-- BEGIN --

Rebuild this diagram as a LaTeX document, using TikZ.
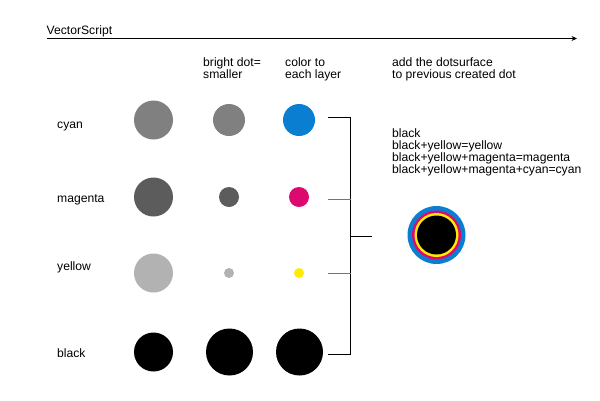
\documentclass[tikz,border=0pt]{standalone}
\usepackage{fontspec}
\setmainfont{Liberation Sans}
\usetikzlibrary{arrows.meta}
\definecolor{cy}{HTML}{0A7FD2}
\definecolor{ma}{HTML}{DC0A6E}
\definecolor{ye}{HTML}{FFEB00}
\tikzset{
 lbl/.style={anchor=west,inner sep=0pt,font=\fontsize{12.15}{12}\selectfont,align=left,text depth=0pt},
 dotc/.style={circle,inner sep=0pt,minimum size=#1,draw=none},
 br/.style={line width=1pt,black},
 brg/.style={line width=1pt,black!55}
}
\begin{document}
\begin{tikzpicture}[x=1pt,y=-1pt]
\useasboundingbox (0,0) rectangle (600,400);
\fill[white] (0,0) rectangle (600,400);
\node[lbl] (title) at (46.5,30) {VectorScript};
\coordinate (as) at (47,38.5);
\coordinate (ae) at (577,38.5);
\draw[line width=1pt,-{Stealth[length=5.5pt,width=5pt]}] (as) -- (ae);
\node[lbl] (h1) at (203,68.5) {bright dot=\\smaller};
\node[lbl] (h2) at (285,68.5) {color to\\each layer};
\node[lbl] (h3) at (392,68.5) {add the dotsurface\\to previous created dot};
\node[lbl] (lc) at (57,125.5) {cyan};
\node[lbl] (lm) at (57,198.5) {magenta};
\node[lbl] (ly) at (57,266.5) {yellow};
\node[lbl] (lk) at (57,353.5) {black};
\node[dotc=39pt,fill=black!50] (a1) at (153.5,120) {};
\node[dotc=39pt,fill=black!64] (a2) at (153.5,197) {};
\node[dotc=39pt,fill=black!30] (a3) at (153.5,273) {};
\node[dotc=39pt,fill=black] (a4) at (153.5,352) {};
\node[dotc=32pt,fill=black!50] (b1) at (229,120) {};
\node[dotc=20pt,fill=black!64] (b2) at (229,197) {};
\node[dotc=10pt,fill=black!30] (b3) at (229,273) {};
\node[dotc=47pt,fill=black] (b4) at (229.5,352) {};
\node[dotc=32pt,fill=cy] (c1) at (299,120) {};
\node[dotc=20pt,fill=ma] (c2) at (299,197) {};
\node[dotc=10pt,fill=ye] (c3) at (299,273) {};
\node[dotc=47pt,fill=black] (c4) at (299.5,352) {};
\coordinate (t1) at (328,117.5);
\coordinate (t2) at (328,199);
\coordinate (t3) at (328,273);
\coordinate (t4) at (328,354.5);
\coordinate (m1) at (350.5,199);
\coordinate (m2) at (350.5,273);
\coordinate (m3) at (350.5,236.5);
\coordinate (m4) at (372,236.5);
\draw[br] (t1) -| (m1 |- t4) -- (t4);
\draw[brg] (t2) -- (m1);
\draw[brg] (t3) -- (m2);
\draw[br] (m3) -- (m4);
\node[lbl] (mix) at (392,151.5) {black\\black+yellow=yellow\\black+yellow+magenta=magenta\\black+yellow+magenta+cyan=cyan};
\node[dotc=58pt,fill=cy] (r1) at (436.5,235) {};
\node[dotc=49pt,fill=ma] (r2) at (436.5,235) {};
\node[dotc=44pt,fill=ye] (r3) at (436.5,235) {};
\node[dotc=39pt,fill=black] (r4) at (436.5,235) {};
\end{tikzpicture}
\end{document}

-- END --

Omit pictures; set down the rest of the material word for word.

OUTPUT OF THE EXERCISE:
Rebuild this diagram as a LaTeX document, using TikZ.
\documentclass[tikz,border=0pt]{standalone}
\usepackage{fontspec}
\setmainfont{Liberation Sans}
\usetikzlibrary{arrows.meta}
\definecolor{cy}{HTML}{0A7FD2}
\definecolor{ma}{HTML}{DC0A6E}
\definecolor{ye}{HTML}{FFEB00}
\tikzset{
 lbl/.style={anchor=west,inner sep=0pt,font=\fontsize{12.15}{12}\selectfont,align=left,text depth=0pt},
 dotc/.style={circle,inner sep=0pt,minimum size=#1,draw=none},
 br/.style={line width=1pt,black},
 brg/.style={line width=1pt,black!55}
}
\begin{document}
\begin{tikzpicture}[x=1pt,y=-1pt]
\useasboundingbox (0,0) rectangle (600,400);
\fill[white] (0,0) rectangle (600,400);
\node[lbl] (title) at (46.5,30) {VectorScript};
\coordinate (as) at (47,38.5);
\coordinate (ae) at (577,38.5);
\draw[line width=1pt,-{Stealth[length=5.5pt,width=5pt]}] (as) -- (ae);
\node[lbl] (h1) at (203,68.5) {bright dot=\\smaller};
\node[lbl] (h2) at (285,68.5) {color to\\each layer};
\node[lbl] (h3) at (392,68.5) {add the dotsurface\\to previous created dot};
\node[lbl] (lc) at (57,125.5) {cyan};
\node[lbl] (lm) at (57,198.5) {magenta};
\node[lbl] (ly) at (57,266.5) {yellow};
\node[lbl] (lk) at (57,353.5) {black};
\node[dotc=39pt,fill=black!50] (a1) at (153.5,120) {};
\node[dotc=39pt,fill=black!64] (a2) at (153.5,197) {};
\node[dotc=39pt,fill=black!30] (a3) at (153.5,273) {};
\node[dotc=39pt,fill=black] (a4) at (153.5,352) {};
\node[dotc=32pt,fill=black!50] (b1) at (229,120) {};
\node[dotc=20pt,fill=black!64] (b2) at (229,197) {};
\node[dotc=10pt,fill=black!30] (b3) at (229,273) {};
\node[dotc=47pt,fill=black] (b4) at (229.5,352) {};
\node[dotc=32pt,fill=cy] (c1) at (299,120) {};
\node[dotc=20pt,fill=ma] (c2) at (299,197) {};
\node[dotc=10pt,fill=ye] (c3) at (299,273) {};
\node[dotc=47pt,fill=black] (c4) at (299.5,352) {};
\coordinate (t1) at (328,117.5);
\coordinate (t2) at (328,199);
\coordinate (t3) at (328,273);
\coordinate (t4) at (328,354.5);
\coordinate (m1) at (350.5,199);
\coordinate (m2) at (350.5,273);
\coordinate (m3) at (350.5,236.5);
\coordinate (m4) at (372,236.5);
\draw[br] (t1) -| (m1 |- t4) -- (t4);
\draw[brg] (t2) -- (m1);
\draw[brg] (t3) -- (m2);
\draw[br] (m3) -- (m4);
\node[lbl] (mix) at (392,151.5) {black\\black+yellow=yellow\\black+yellow+magenta=magenta\\black+yellow+magenta+cyan=cyan};
\node[dotc=58pt,fill=cy] (r1) at (436.5,235) {};
\node[dotc=49pt,fill=ma] (r2) at (436.5,235) {};
\node[dotc=44pt,fill=ye] (r3) at (436.5,235) {};
\node[dotc=39pt,fill=black] (r4) at (436.5,235) {};
\end{tikzpicture}
\end{document}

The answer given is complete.